Part of healing often involves revisiting the experiences and emotional moments that shaped these beliefs and slowly helping the younger parts of ourselves feel safer, more supported, more understood, and less alone than they once did.

And that’s much of the work I’ve done and continued doing over the years — returning compassionately to younger moments where parts of me concluded that I wasn’t good enough because I made a mistake, disappointed someone, didn’t know something, failed publicly, was pressured too hard, or was treated poorly by others.

Little by little, I’ve been helping those younger parts reinterpret those experiences differently than they once did. I revisited the time in the 2nd or 3rd grade when a part of me felt she wasn’t good enough because she missed a word in the spelling bee because she thought it was one of those tricky words when it actually wasn't. And I revisited the time a younger 18 year old part of me incorrectly believed she wasn’t good enough when her first boyfriend mistreated her and she thought it was somehow her fault.

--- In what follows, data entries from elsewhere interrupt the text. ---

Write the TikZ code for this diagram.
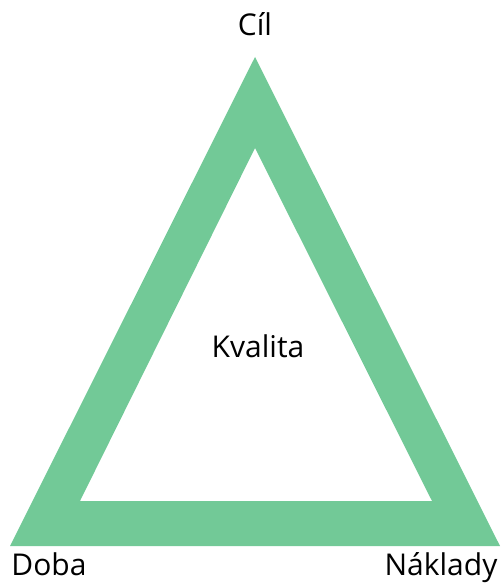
\documentclass[tikz,border=0pt]{standalone}
\usepackage{fontspec}
\setmainfont{Open Sans}
\definecolor{tgreen}{HTML}{72C997}
\begin{document}
\begin{tikzpicture}[x=1pt,y=-1pt,
  lbl/.style={font=\fontsize{30}{35}\selectfont, text=black, inner sep=0pt, anchor=base}]
\useasboundingbox (0,0) rectangle (502,583);
\fill[tgreen, even odd rule] (255,57) -- (500,546) -- (10,546) -- cycle
  (255,148) -- (432,501) -- (80,501) -- cycle;
\node[lbl] (cil) at (255,36) {Cíl};
\node[lbl] (kvalita) at (258,357) {Kvalita};
\node[lbl] (doba) at (49,575) {Doba};
\node[lbl] (naklady) at (441,575) {Náklady};
\end{tikzpicture}
\end{document}
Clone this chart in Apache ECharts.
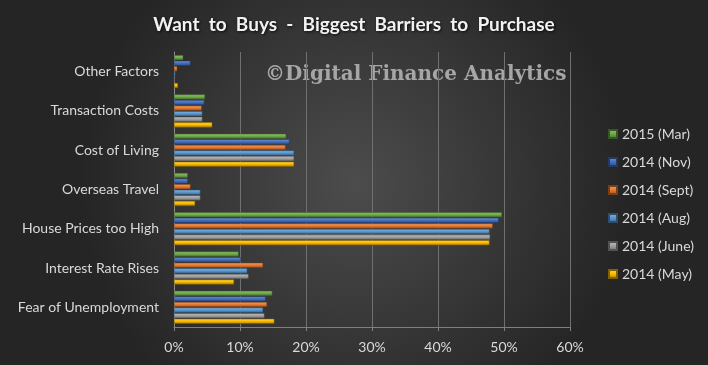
<!DOCTYPE html>
<html><head><meta charset="utf-8">
<script src="https://cdn.jsdelivr.net/npm/echarts@6/dist/echarts.min.js"></script>
<style>html,body{margin:0;padding:0;background:#333;}#c{width:708px;height:365px;}</style>
</head><body><div id="c"></div>
<script>
const categories = ['Other Factors','Transaction Costs','Cost of Living','Overseas Travel','House Prices too High','Interest Rate Rises','Fear of Unemployment'];
const seriesNames = ['2015 (Mar)','2014 (Nov)','2014 (Sept)','2014 (Aug)','2014 (June)','2014 (May)'];
const mar2015  = [1.4, 4.7, 17.0, 2.1, 49.7, 9.8, 14.9];
const nov2014  = [2.5, 4.6, 17.5, 2.1, 49.2, 10.1, 13.9];
const sept2014 = [0.5, 4.2, 16.9, 2.5, 48.3, 13.5, 14.1];
const aug2014  = [0.2, 4.3, 18.2, 4.0, 47.8, 11.1, 13.5];
const june2014 = [0.1, 4.3, 18.2, 4.0, 47.9, 11.3, 13.7];
const may2014  = [0.6, 5.8, 18.2, 3.2, 47.8, 9.1, 15.2];
const xTicks = [0, 10, 20, 30, 40, 50, 60];

const colors = ['#70ad47','#4472c4','#ed7d31','#5b9bd5','#a5a5a5','#ffc000'];
const dataSets = [mar2015, nov2014, sept2014, aug2014, june2014, may2014];

function shade(hex, f){
  const n = parseInt(hex.slice(1),16);
  let r=(n>>16)&255,g=(n>>8)&255,b=n&255;
  if(f>0){r=r+(255-r)*f;g=g+(255-g)*f;b=b+(255-b)*f;}else{r=r*(1+f);g=g*(1+f);b=b*(1+f);}
  return 'rgb('+Math.round(r)+','+Math.round(g)+','+Math.round(b)+')';
}

const chart = echarts.init(document.getElementById('c'), null, {renderer:'canvas'});
const series = seriesNames.map((name,i)=>({
  name: name,
  type: 'bar',
  data: dataSets[i],
  barGap: '10%',
  barCategoryGap: '16%',
  itemStyle: {
    color: {type:'linear',x:0,y:0,x2:0,y2:1,colorStops:[
      {offset:0,color:shade(colors[i],0.25)},
      {offset:0.45,color:colors[i]},
      {offset:1,color:shade(colors[i],-0.35)}]},
    borderColor: shade(colors[i],-0.5),
    borderWidth: 0.5
  }
}));

chart.setOption({
  animation: false,
  backgroundColor: {type:'radial', x:0.5, y:0.5, r:0.75, colorStops:[
    {offset:0,color:'#4c4c4c'},{offset:1,color:'#252525'}]},
  color: colors,
  title: {
    text: 'Want  to  Buys  -  Biggest  Barriers  to  Purchase',
    left: 'center', top: 10,
    textStyle: {color:'#f2f2f2', fontFamily:'Lato', fontWeight:'bold', fontSize:19,
      textShadowColor:'rgba(0,0,0,0.8)', textShadowBlur:3, textShadowOffsetX:1, textShadowOffsetY:1}
  },
  legend: {
    orient: 'vertical',
    left: 603, top: 122,
    itemWidth: 8, itemHeight: 8, itemGap: 14,
    icon: 'rect',
    textStyle: {color:'#d9d9d9', fontFamily:'Lato', fontSize:14},
    data: seriesNames
  },
  grid: {left:174, right:138, top:52, bottom:38, containLabel:false},
  xAxis: {
    type: 'value', min: 0, max: 60, interval: 10,
    axisLabel: {color:'#d9d9d9', fontFamily:'Lato', fontSize:14, margin:13,
      formatter: v => xTicks.includes(v) ? v + '%' : ''},
    axisLine: {show:true, lineStyle:{color:'#7f7f7f'}},
    axisTick: {show:true, lineStyle:{color:'#7f7f7f'}, length:4},
    splitLine: {show:true, lineStyle:{color:'#707070', width:1}}
  },
  yAxis: {
    type: 'category', data: categories, inverse: true,
    axisLabel: {color:'#d9d9d9', fontFamily:'Lato', fontSize:14, margin:15},
    axisLine: {show:true, lineStyle:{color:'#8c8c8c'}},
    axisTick: {show:false}
  },
  graphic: [{
    type: 'text', left: 265, top: 65,
    style: {text:'©Digital Finance Analytics', fill:'#a6a6a6',
      font:'bold 20px "DejaVu Serif"'},
    z: 0
  }],
  series: series
});
</script></body></html>
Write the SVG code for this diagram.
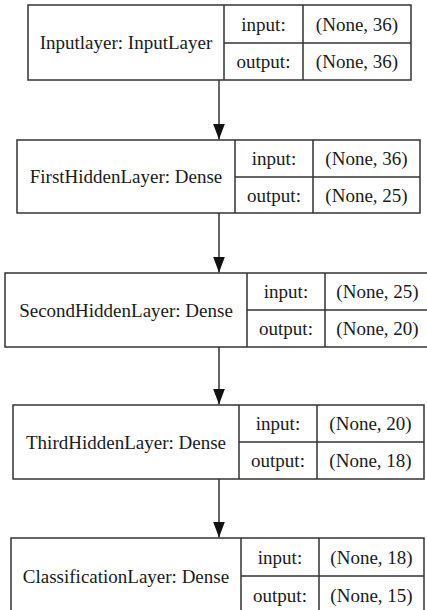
<svg xmlns="http://www.w3.org/2000/svg" width="427" height="610" viewBox="0 0 427 610">
  <defs>
    <style>
      .box { fill: #ffffff; stroke: #333333; stroke-width: 1.5; }
      .div { stroke: #333333; stroke-width: 1.5; fill: none; }
      .edge { stroke: #333333; stroke-width: 1.5; fill: none; }
      .lbl { font-family: 'Liberation Serif', 'Times New Roman', serif; font-size: 19px; fill: #1a1a1a; text-anchor: middle; }
    </style>
    <marker id="arrow" markerUnits="userSpaceOnUse" markerWidth="18" markerHeight="14" refX="16" refY="6" orient="auto">
      <path d="M0,0 L16,6 L0,12 Z" fill="#111111"/>
    </marker>
  </defs>
  <rect width="427" height="610" fill="#ffffff"/>

  <!-- connectors -->
  <g id="edges">
    <line class="edge" x1="219" y1="80" x2="219" y2="139.5" marker-end="url(#arrow)"/>
    <line class="edge" x1="219" y1="213" x2="219" y2="272.5" marker-end="url(#arrow)"/>
    <line class="edge" x1="219" y1="347" x2="219" y2="404.5" marker-end="url(#arrow)"/>
    <line class="edge" x1="219" y1="479" x2="219" y2="537.5" marker-end="url(#arrow)"/>
  </g>

  <!-- layer nodes -->
  <g id="Inputlayer" class="lbl">
    <rect class="box" x="28" y="5" width="383" height="75"/>
    <path class="div" d="M224,5 V80 M303,5 V80 M224,43 H411"/>
    <text x="126" y="49">Inputlayer: InputLayer</text>
    <text x="263.5" y="30.5">input:</text>
    <text x="357" y="30.5">(None, 36)</text>
    <text x="263.5" y="68">output:</text>
    <text x="357" y="68">(None, 36)</text>
  </g>

  <g id="FirstHiddenLayer" class="lbl">
    <rect class="box" x="17" y="140" width="403" height="73"/>
    <path class="div" d="M235,140 V213 M313,140 V213 M235,177 H420"/>
    <text x="126" y="183">FirstHiddenLayer: Dense</text>
    <text x="274" y="165">input:</text>
    <text x="366.5" y="165">(None, 36)</text>
    <text x="274" y="201.5">output:</text>
    <text x="366.5" y="201.5">(None, 25)</text>
  </g>

  <g id="SecondHiddenLayer" class="lbl">
    <rect class="box" x="5" y="273" width="425" height="74"/>
    <path class="div" d="M247,273 V347 M325,273 V347 M247,310 H430"/>
    <text x="126" y="316.5">SecondHiddenLayer: Dense</text>
    <text x="286" y="298">input:</text>
    <text x="377.5" y="298">(None, 25)</text>
    <text x="286" y="335">output:</text>
    <text x="377.5" y="335">(None, 20)</text>
  </g>

  <g id="ThirdHiddenLayer" class="lbl">
    <rect class="box" x="13" y="405" width="411" height="74"/>
    <path class="div" d="M239,405 V479 M317,405 V479 M239,442 H424"/>
    <text x="126" y="448.5">ThirdHiddenLayer: Dense</text>
    <text x="278" y="430">input:</text>
    <text x="370.5" y="430">(None, 20)</text>
    <text x="278" y="467">output:</text>
    <text x="370.5" y="467">(None, 18)</text>
  </g>

  <g id="ClassificationLayer" class="lbl">
    <rect class="box" x="11" y="538" width="413" height="76"/>
    <path class="div" d="M241,538 V614 M319,538 V614 M241,576 H424"/>
    <text x="126" y="582.5">ClassificationLayer: Dense</text>
    <text x="280" y="563.5">input:</text>
    <text x="371.5" y="563.5">(None, 18)</text>
    <text x="280" y="601.5">output:</text>
    <text x="371.5" y="601.5">(None, 15)</text>
  </g>
</svg>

We often don’t realize in the moment how deeply certain experiences, environments, comments, pressures, or relationships shape the way we come to see ourselves. But they do.

And healing often begins not by forcefully trying to become more confident overnight, but by slowly understanding where these beliefs came from and learning how to relate to ourselves differently than we once did.

Much of the work I guide people through in my course Happy from the Inside Out® and in my one-on-one work centers around this process of healing shame, understanding our patterns, and building a more compassionate and secure relationship with ourselves from the inside out.

And if this feeling of “not being good enough” is something you’ve carried for a long time, I hope this article reminds you that these beliefs are often deeply learned — not proof of your actual worth.

Note: This article was originally written several years ago and has been lightly updated to reflect my current work and offerings.